Friday, December 21, 2012

Love Is the Answer



The NRA held a press conference this morning in response to the Sandy Hook Massacre.  You can read the full transcript here.

My view about the Second Amendment is complex.  I am, after all, the person who named her blog This Ambiguous Life.  I support the rights of my fellow Americans to bear arms if they choose to do so even though I personally hate guns.  Our founding fathers intended for citizens to be able to form militias to violently defend themselves from a corrupt and tyrannical government if they needed to.  Therefore it's a direct conflict of interest for the government to ban the sale of weapons to individual citizens.



I still hate guns.  I'm a child of  the dawning of The Age of Aquarius, born in 1970, after Dr. King showed our country we can use nonviolent resistance to oppose our government, just as Gandhi did before him, just as Jesus did before Gandhi.  I know, I know.  They all got murdered.  I never said the life of a peace activist is easy.

Still, their sacrafice was not in vain.  When good people die it opens our eyes.  Remember, infants were slaughtered right before Jesus was born.  Maybe we'll open our eyes anew after losing the good people of Sandy Hook?  I hope their death helps propel a new way of thinking about the slaughter of innocents.  Even the innocents of our so-called enemies.  Children who are treated like dogs.  Like foreign dogs.  American dogs lie around on the couch all day licking peanut butter kongs.  American dogs are treated better than the children across the world we kill with drone attacks.

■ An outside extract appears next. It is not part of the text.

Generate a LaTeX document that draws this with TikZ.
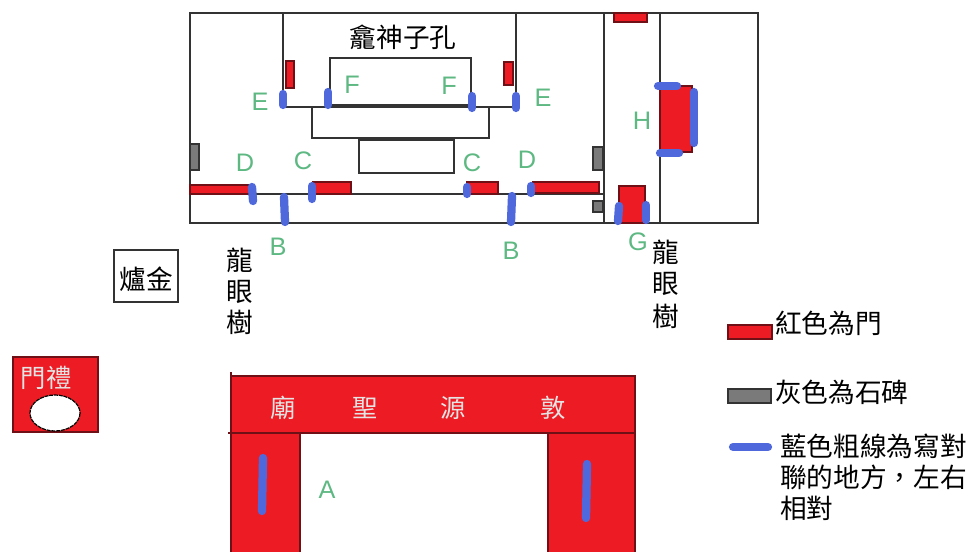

When I oppose my government murdering innocents, instead of raising arms, I sign petitions like this one.  It's not in my nature to shoot my way out of an argument.  In this day and age, the keyboard is mightier than the assault riffle.



I understand the concept of self-defense, and if my good brothers and sisters feel the need to defend their beliefs with weapons, to fight firepower with firepower, that's their right as American citizens, although I will continue my work to spread the Good News of love and nonviolent resistance because I believe it's the only way we can ultimately end human suffering.

Here are some of my favorite quotes from the big three peace prophets:

Prior to reading Gandhi, I had about concluded that the ethics of Jesus were only effective in individual relationships. The "turn the other cheek" philosophy and the "love your enemies" philosophy were only valid, I felt, when individuals were in conflict with other individuals; when racial groups and nations were in conflict, a more realistic approach seemed necessary. But after reading Gandhi, I saw how utterly mistaken I was.  Gandhi was probably the first person in history to lift the love ethic of Jesus above mere interaction between individuals to a powerful and effective social force on a large scale. Love for Gandhi was a potent instrument for social and collective transformation. It was in this Gandhian emphasis on love and nonviolence that I discovered the method for social reform that I had been seeking. - Dr. Martin Luther King, Jr. (Letter from a Birmingham Jail)

An eye for an eye only ends up making the whole world blind. - Mahatma Gandhi 

There are many causes that I am prepared to die for but no causes that I am prepared to kill for. - Mahatma Gandhi

But I tell you, Do not resist an evil person. If someone strikes you on the right cheek, turn to him the other also." - Jesus of Nazareth (Matthew 5:39 NIV) 

Hearing that Jesus had silenced the Sadducees, the Pharisees got together. One of them, an expert in the law, tested him with this question: “Teacher, which is the greatest commandment in the Law?”
Jesus replied: “‘Love the Lord your God with all your heart and with all your soul and with all your mind.’ This is the first and greatest commandment. And the second is like it: ‘Love your neighbor as yourself.’  All the Law and the Prophets hang on these two commandments.” - Jesus of Nazareth (Matthew 22:34-40 NIV)

Love God.  Love people.  It seems so simple.  So why doesn't it stick?  Why have people, upon hearing this Good News, not heeded such good advice?  It is my life's calling to seek answers to that question.

I do not think more guns is the answer to our violent world.  In the NRA's statement this morning, Wayne LaPierre made these statements:

The only thing that stops a bad guy with a gun is a good guy with a gun.

and

For the sake of the safety of every child in America, I call on every parent, every teacher, every school administrator and every law enforcement officer in this country to join us in the National School Shield Program and protect our children with the only line of positive defense that's tested and proven to work.

I do not agree.  For one thing, the shooter's mother was his first victim.  She had an arsenal of weapons in her home.  A lot of good they did to protect her from violence.

More guns is not the answer to violence in our society.  Love is.  And if, like most sane human beings on this planet right now, you question how love has had anything to do with the atrocities of the Sandy Hook Massacre, I say, look here, here, here, here, and here.  Keep on looking for love.  We must not let violence turn us blind to it.